As she explains, these systems tend to seed in times of war and danger (recently, in the context of 9/11 and its aftershocks), but go on to bloom when it is economically expedient in an age of global competition. It is essential now to expose this history (“most Japanese still don’t know the war crimes that happened under these periods of military control”) and to detail the subtle, ubiquitous ways that surveillance technologies are playing out in contemporary society.

In Ogasawara’s words, surveillance technologies are not an “exception of modernity” or a “misuse of western technology in the ‘far-east,’” but “one of the main results” and we must have an ethics for them that protects “the most vulnerable person” and “accordingly helps all of us to live.”

Midori Ogasawara with supervisor Dr David Lyon

Yokohama Lecture: Dr. David Lyon's public lecture on "Surveillance after Snowden", held in Yokohama, Japan, on July, 2014. As an organizer of the event and Lyon's translator, Ogasawara explains the proceedings to Lyon at the beginning of the event. Photo by Ken Mizokoshi.

The way Ogasawara came to be doing this work at Queen’s similarly has roots in her journalism career. In 2002, when Ogasawara was researching how the national ID data was being used by the state and by companies, she got to know the Japanese translation of a work by her now-supervisor Dr. David Lyon, called Surveillance Society: Monitoring in Everyday Life. Interested, she contacted him, and wound up helping him on a project about how privacy was understood in eight different countries. A precise reader with facility in both English and Japanese, Ogasawara also became a translator of others of Lyons’ works. In Japan, she successfully organized an academic network among scholars, and eventually came to be part of the group – the Surveillance Studies Centre – at the heart of the field first organized by Lyons himself, as an MA and then as a PhD student.

That journey has been punctuated by major research trips, including to China, a Fulbright and a Knight Fellowship taken up at Stanford, the transformation of her MA work into a book, the birth of her son, and the publication of three other books, one of which is a children's picture storybook, Princess Sunflower, which is based on the Convention on the Elimination of All Forms of Discrimination against Women.

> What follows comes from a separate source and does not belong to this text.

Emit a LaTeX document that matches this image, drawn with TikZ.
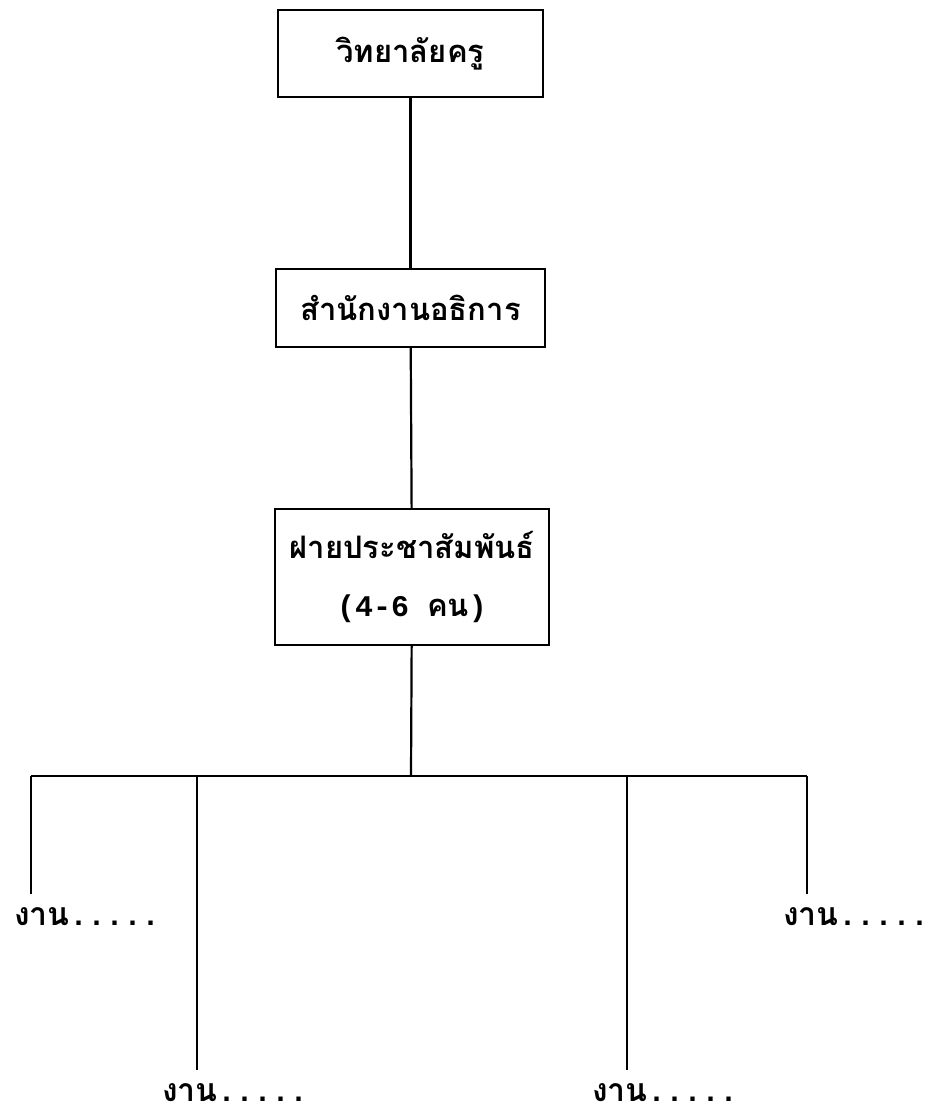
\documentclass[tikz,border=0pt]{standalone}
\usepackage{fontspec}
\newfontfamily\thaifont[Script=Thai]{Loma}
\newfontfamily\dotfont{Liberation Mono}
\usetikzlibrary{positioning}

\tikzset{
  unitbox/.style={draw, line width=2.2pt, inner sep=0pt, align=center,
    font=\thaifont\bfseries\fontsize{31}{58}\selectfont},
  worklabel/.style={anchor=base west, inner sep=0pt,
    font=\thaifont\bfseries\fontsize{32}{40}\selectfont}
}
\newcommand{\workdots}{{\dotfont\bfseries\fontsize{30}{40}\selectfont .....}}
\newcommand{\monotext}[1]{{\dotfont\bfseries\fontsize{30}{58}\selectfont #1}}

\begin{document}
\begin{tikzpicture}[x=1pt, y=-1pt, line width=2.2pt]
\useasboundingbox (0,0) rectangle (937,1114);

\node[unitbox, minimum width=265, minimum height=87] (college) at (410.5,53.5) {วิทยาลัยครู};
\node[unitbox, minimum width=269, minimum height=78] (office) at (410.5,308) {สำนักงานอธิการ};
\node[unitbox, minimum width=274, minimum height=136] (pr) at (412,577) {ฝายประชาสัมพันธ์\\\monotext{(4-6 }คน\monotext{)}};

\draw (college) -- (office);
\draw (office) -- (pr);

% branches
\coordinate (bar) at (411,776);
\foreach \x/\lx/\ly [count=\i] in {31/13/925, 197/161/1101, 627/591/1101, 807/782/925}
{
    \coordinate (b\i) at (\x,776);
    \node[worklabel] (work\i) at (\lx,\ly) {งาน\workdots};
    \draw[shorten >=12pt] (b\i) -- (b\i |- work\i.north);
}
\draw (pr) -- (bar);
\draw (b1) -- (b4);
\end{tikzpicture}
\end{document}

The latter book is emblematic of a commitment of Ogasawara’s that has persisted alongside her research into identification and surveillance: women’s rights and the feminist analysis of major historical events. Ogasawara’s background is actually originally in law. Though she never practiced, her education in family law at Waseda University in Tokyo opened her to systemic issues of misogyny that had always prickled her conscience.

She remembers hearing, as an undergraduate, a few brave victims of the Japanese government’s war crimes come forward and declare what had happened to them as “comfort women” abducted to military camps in WWII. In this institutionalized form of slavery, Korean, Chinese and other women were raped over and over, used as sources of sexual “comfort” to the male soldiers. When the Japanese government responded by denying its involvement in such crimes, Ogasawara was galvanized.

“I was shocked. I wanted to listen to these people.” She traveled extensively to do so, meeting many women with PTSD and, through her reporting, helping to shed light on these hidden parts of their lives and of the nation’s history. The difficulty of this project was compounded by cultural traditions that set complicated boundaries around women’s expression of non-consent and stigmatize rape survivors. “It changed my life,” says Ogasawara. “Their testimony was incredibly powerful. I felt they passed us a baton to end the violence against women in battlefields.”

Today, Ogasawara continues the various veins of her research from the Surveillance Studies Centre, braced for the challenges that will come with Japan’s new conservative and historical revisionist government. Her concern remains writing for peace and democracy, in a way that we won’t forget.